Опять яркое воспоминание: «нельзя», «не разрешается», «запрещается»… самые популярные слова из официального советского лексикона. Однако на любые запрещения были способы их обходить. Я протянул таможеннику три красивые ручки:
— Возьмите, это вам подарок.
Выражение сумрачности сменилось мягкой улыбкой. Самый искусный актер позавидовал бы такой богатой мимике. Значит, ему подарки делать — можно. Дальше он ничего смотреть не стал, и книги мои его никак не заинтересовали.
Встречали меня два старых друга, Вахтанг Немсадзе, грузин, и Оганес Оганесян, армянин. Они оба давно жили и работали в Москве, оба были профессорами. С Вахтангом я учился в медицинском институте, Оганес (мы звали его Овик) работал со мной в ЦИТО — первом пункте перевозки моего груза. Теперь он одновременно представлял и наш институт, и пострадавшую Армению. Объятия, похлопывания по спине:
— Здравствуй, дорогой! Да ты ничуть не изменился!
— Здравствуй, дружище!
— Наконец-то приехал, как я рад тебя видеть!
— И я рад ужасно!
— Можно ли было себе представить, что еще увидимся?
— Да, да, и я тоже не представлял…
— Куда поедем теперь?
— Первым делом — в отель «Белград». У меня там заказан номер, я оставлю чемоданы.

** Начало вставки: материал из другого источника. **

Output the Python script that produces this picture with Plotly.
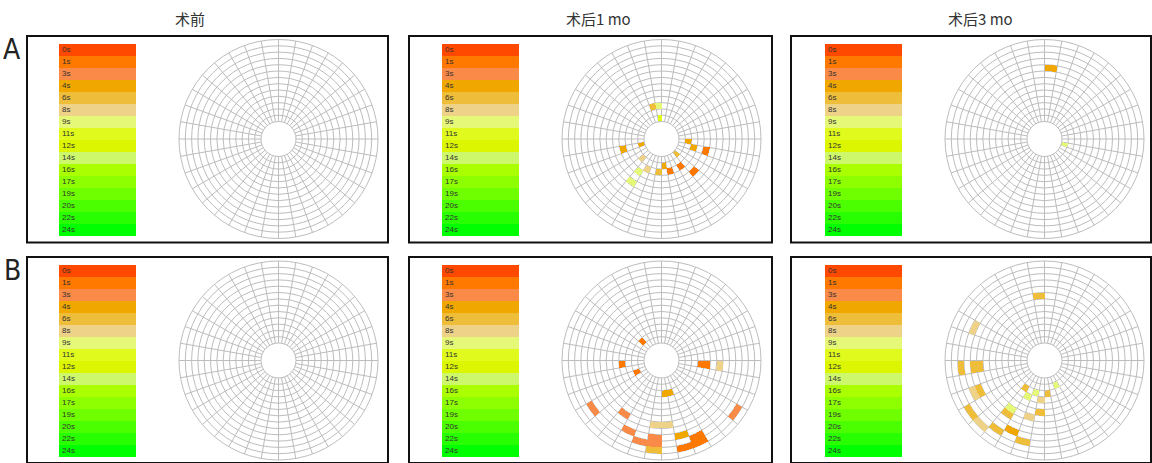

Завтра надо снова приезжать сюда за получением груза. Будет грузовик?
— Володя, дорогой, все устроено…
По дороге из Шереметьева я жадно смотрел по сторонам. Путь знакомый, здесь я провел детство и юность. Вот развилка с Волоколамским шоссе, вот станция метро «Сокол» и церковь Всех Святых бывшего села Всесвятского. Сюда моя бабушка Прасковья Васильевна ходила святить куличи. А вот уже и метро «Аэропорт», рядом с которым наш писательский жилищный кооператив. Но вот что меня удивляло: на всем пути был только один новый дом, построенный за столько лет. Все остальное — ужасно знакомое, но постаревшее и обветшавшее. Рад ли я был видеть все это снова? Конечно, рад. Но смотрел я глазами жителя Нью-Йорка, где новые дома растут, как грибы, где столько величественных небоскребов. И мне казалось, что все дома, вся Москва за эти одиннадцать лет как будто съежились.
Вот и гостиница. У стойки регистрации небольшая толпа, я бодро обращаюсь к миловидной молодой женщине-портье.
— Здравствуйте, я доктор Голяховский, из Америки. Для меня должен быть номер.
Она проверяет.
— Вашего имени в списке нет.
— Как нет?! Проверьте. — Бодрость моя пропадает.
— Я смотрю, но вас не нахожу.
— И никакой записки для меня нет?
Я подумал, может, Нил написал, что ждет меня в другой гостинице.
— Ничего на ваше имя нет.
— А мистер Кахановиц из Америки живет у вас?
— Кахановиц? Нет, гостей с такой фамилией у нас нет.